Hi. This is my first time here. Heads up...I "get by" with the computer, have got myself this far with the networking, but am stumped now...I would forever be grateful if I could get my networking problem solved.
I have a home and laptop computer which are both windows xp home editions.
I am using a buffalo router which is attached to dsl. I can access internet with no problem using the router for both computers. Both computers show each other when I press "view workgroup computers". My home computer can access all shared files on my laptop. But when I'm on my laptop and want to access the home computer it comes up:_ "\\ is not accessible. You might not have permission to use this network resource. Contact the administrator of this server to find out if you have acccess permission. 
Logon failure: the user has not been granted the requested logon type at this computer."_ I have already downloaded the windows tool kit program that was supposed to fix this, but it didn't work.
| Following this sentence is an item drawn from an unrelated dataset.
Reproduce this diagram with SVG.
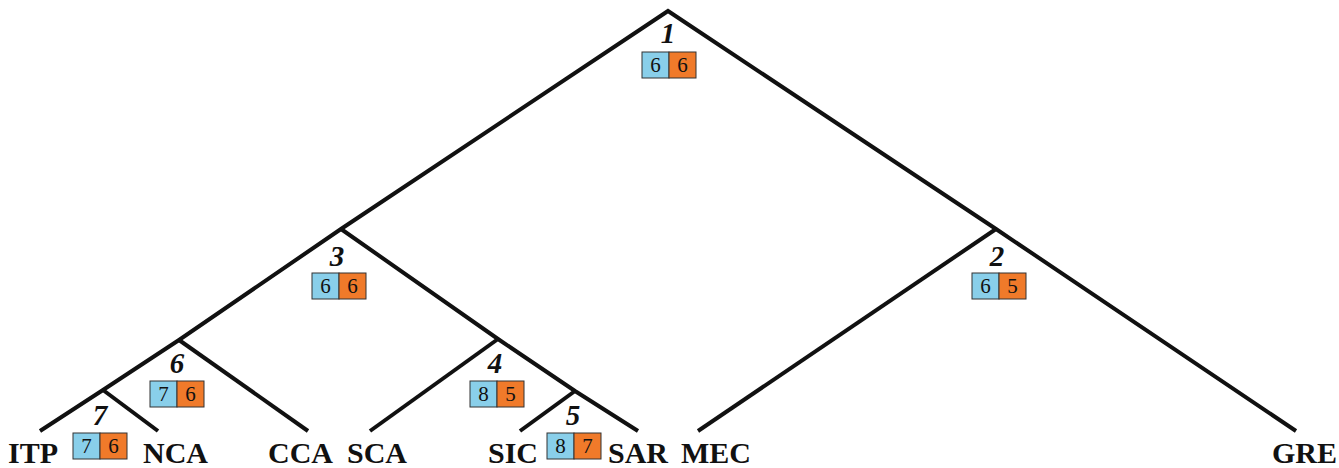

I have worked hours and hours on this and had other computer friends help me with no results. Please help so I don't have to call the geek squad....Thanks Thanks Thanks
Laura


----------



## johnwill (Sep 26, 2002)

Create a file in notepad named FIXANON.REG with the following contents:

------------------- Use text after this line -------------------
Windows Registry Editor Version 5.00
[HKEY_LOCAL_MACHINE\SYSTEM\CurrentControlSet\Control\Lsa]
"restrictanonymous"=dword:00000000
------------------- Use text before this line -----------------

Double click on the file and say Yes to the merge into registry question.


----------



## laurawags (Jan 7, 2007)

*still no access allowed*

Thank you for responding, Johnwill. I followed the response, but unfortunatley, I am still getting the message when I try to access the home computer from my laptop. I appreciate any further help...


----------